Flicker

Author's Notes

Behind the scenes of building Flicker — the creative process, the choices, and the questions that drive the story.

Why This Story

Every story starts with a question. FLICKER started with this one: What happens when the systems we depend on start choosing who gets to suffer?

Power scarcity isn't science fiction — it's already happening. Rolling blackouts, tiered pricing, algorithmic triage. We just haven't named it yet.

This novel takes that reality and turns the volume up — not to predict the future, but to examine the present.

We built systems so complex that no one can explain who they serve — and no one dares shut them off.

The Writing Process

FLICKER is written in collaboration with AI language models — but "collaboration" is the key word.

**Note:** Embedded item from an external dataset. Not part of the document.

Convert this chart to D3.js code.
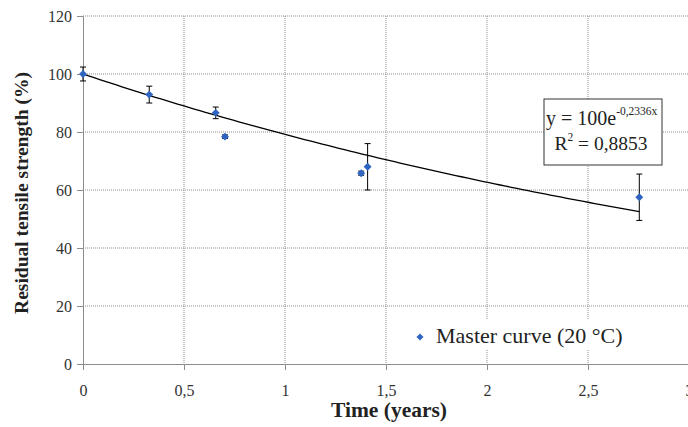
<!DOCTYPE html>
<html>
<head>
<meta charset="utf-8">
<script src="https://cdn.jsdelivr.net/npm/d3@7"></script>
<style>
  body { margin: 0; background: #fff; }
  svg text { font-family: "Liberation Serif", "DejaVu Serif", serif; }
</style>
</head>
<body>
<div id="chart"></div>
<script>
// measured points: time (years), residual strength (%), error (+/-)
const times = [0, 0.328, 0.657, 0.703, 1.377, 1.409, 2.754];
const strength = [100, 92.9, 86.6, 78.4, 65.8, 68.0, 57.5];
const errors = [2.4, 2.9, 2.0, 0.6, 0.7, 8.0, 8.0];

const xTicks = [0, 0.5, 1, 1.5, 2, 2.5, 3];
const yTicks = [0, 20, 40, 60, 80, 100, 120];

// exponential fit y = A e^(b x)
const fitA = 100;
const fitB = -0.2336;
const fitR2 = "0,8853";
const fitEnd = 2.754;

const width = 688, height = 427;
const margin = { top: 16, left: 83 };
const plotW = 606, plotH = 348;

const svg = d3.select("#chart").append("svg")
  .attr("width", width)
  .attr("height", height);

const g = svg.append("g")
  .attr("transform", `translate(${margin.left},${margin.top})`);

const x = d3.scaleLinear().domain([0, 3]).range([0, plotW]);
const y = d3.scaleLinear().domain([0, 120]).range([plotH, 0]);

const fmt = d => String(d).replace(".", ",");

// grid lines
g.selectAll(".hgrid").data(yTicks.filter(d => d > 0)).enter()
  .append("line")
  .attr("x1", 0).attr("x2", plotW)
  .attr("y1", d => y(d)).attr("y2", d => y(d))
  .attr("stroke", "#8c8c8c")
  .attr("stroke-dasharray", "1,1");

g.selectAll(".vgrid").data(xTicks.filter(d => d > 0)).enter()
  .append("line")
  .attr("x1", d => x(d)).attr("x2", d => x(d))
  .attr("y1", 0).attr("y2", plotH)
  .attr("stroke", "#8c8c8c")
  .attr("stroke-dasharray", "1,1");

// axes
const yAxis = g.append("g")
  .call(d3.axisLeft(y).tickValues(yTicks).tickSize(6).tickPadding(5).tickFormat(fmt));
const xAxis = g.append("g")
  .attr("transform", `translate(0,${plotH})`)
  .call(d3.axisBottom(x).tickValues(xTicks).tickSize(6).tickPadding(15).tickFormat(fmt));

[yAxis, xAxis].forEach(a => {
  a.select(".domain").attr("stroke", "#8c8c8c");
  a.selectAll(".tick line").attr("stroke", "#8c8c8c");
  a.selectAll("text")
    .style("font-family", "Liberation Serif, serif")
    .style("font-size", "16px")
    .attr("fill", "#333");
});

// fitted curve
const curvePts = d3.range(0, 101).map(i => fitEnd * i / 100);
g.append("path")
  .datum(curvePts)
  .attr("fill", "none")
  .attr("stroke", "#000")
  .attr("stroke-width", 1.3)
  .attr("d", d3.line().x(d => x(d)).y(d => y(fitA * Math.exp(fitB * d))));

// error bars
const pts = times.map((t, i) => ({ t, s: strength[i], e: errors[i] }));
const eb = g.selectAll(".err").data(pts).enter().append("g");
eb.append("line")
  .attr("x1", d => x(d.t)).attr("x2", d => x(d.t))
  .attr("y1", d => y(d.s + d.e)).attr("y2", d => y(d.s - d.e))
  .attr("stroke", "#000").attr("stroke-width", 1);
[1, -1].forEach(sgn => {
  eb.append("line")
    .attr("x1", d => x(d.t) - 3).attr("x2", d => x(d.t) + 3)
    .attr("y1", d => y(d.s + sgn * d.e)).attr("y2", d => y(d.s + sgn * d.e))
    .attr("stroke", "#000").attr("stroke-width", 1);
});

// markers
const diamond = d3.symbol().type(d3.symbolDiamond2).size(40);
g.selectAll(".pt").data(pts).enter()
  .append("path")
  .attr("d", diamond)
  .attr("transform", d => `translate(${x(d.t)},${y(d.s)})`)
  .attr("fill", "#2f64c0");

// equation box
const box = svg.append("g").attr("transform", "translate(544,99)");
box.append("rect")
  .attr("width", 118).attr("height", 66)
  .attr("fill", "#fff").attr("stroke", "#333").attr("stroke-width", 1);
const eq = box.append("text").attr("x", 2).attr("y", 26)
  .style("font-size", "20px").attr("fill", "#222");
eq.append("tspan").text("y = 100e");
eq.append("tspan").attr("dy", -10).style("font-size", "11.5px").text("-0,2336x");
const r2 = box.append("text").attr("x", 57).attr("y", 51)
  .attr("text-anchor", "middle")
  .style("font-size", "19.5px").attr("fill", "#222");
r2.append("tspan").text("R");
r2.append("tspan").attr("dy", -9).style("font-size", "11.5px").text("2");
r2.append("tspan").attr("dy", 9).text(" = " + fitR2);

// legend
const leg = svg.append("g").attr("transform", "translate(412,320)");
leg.append("rect").attr("width", 220).attr("height", 30).attr("fill", "#fff");
leg.append("path")
  .attr("d", d3.symbol().type(d3.symbolDiamond2).size(32))
  .attr("transform", "translate(8,17)")
  .attr("fill", "#2f64c0");
leg.append("text").attr("x", 24).attr("y", 23)
  .style("font-size", "22px").attr("fill", "#222")
  .text("Master curve (20 °C)");

// axis titles
svg.append("text")
  .attr("x", 389).attr("y", 417)
  .attr("text-anchor", "middle")
  .style("font-size", "21.5px").style("font-weight", "bold")
  .attr("fill", "#222")
  .text("Time (years)");

svg.append("text")
  .attr("transform", "translate(28,193) rotate(-90)")
  .attr("text-anchor", "middle")
  .style("font-size", "19.5px").style("font-weight", "bold")
  .attr("fill", "#222")
  .text("Residual tensile strength (%)");
</script>
</body>
</html>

Every character, plot point, and ethical dimension begins with human intent. AI helps explore possibilities, generate draft passages, and stress-test narrative logic. The final voice, the moral weight, the editorial judgment — that's human.

Our Process — Transparent by Design

We publish our process notes alongside every chapter so readers can see exactly how AI was used. This isn't about proving AI can write — it's about showing what happens when human storytellers use new tools responsibly.

The workflow looks like this: human intent sets direction. AI expands the possibility space. Human judgment curates, refines, and owns the result. Every word that makes it to the page has passed through a human filter — not because AI can't write, but because the story has to mean something to the person telling it.

On the Characters

The characters in FLICKER weren't designed to be heroes or villains. They were designed to represent moral positions — ways of being inside an unjust system.

  • Elena the builder — the person who created the system and now has to live inside it. Her guilt is structural, not personal.
  • Dae-ho pragmatism under pressure. He broke his own rules to keep his family alive. The question is whether that makes him a hero or a hypocrite.
  • Ruth the moral anchor — not because she has answers, but because she refuses to stop asking the questions.
  • Marcus what happens when young people see through the system before they're old enough to be afraid of it.
  • Torres the system's human face. She believes in order. The question is what order costs.
  • Julian sees what adults can't — because he hasn't learned to look away yet.

Together, they form a constellation of perspectives. No one character holds the truth. The story lives in the space between them.

What's Next

Episode One — "Allocation" — is just the beginning.

Upcoming episodes will explore the cracks in the Allocation System, the rise of underground resistance, and the human cost of algorithmic governance.

We're also developing cinematic proof-of-concept scenes — short-form video that brings key moments from the novel to life with real production value.

The story grows as the questions get harder. That's the point.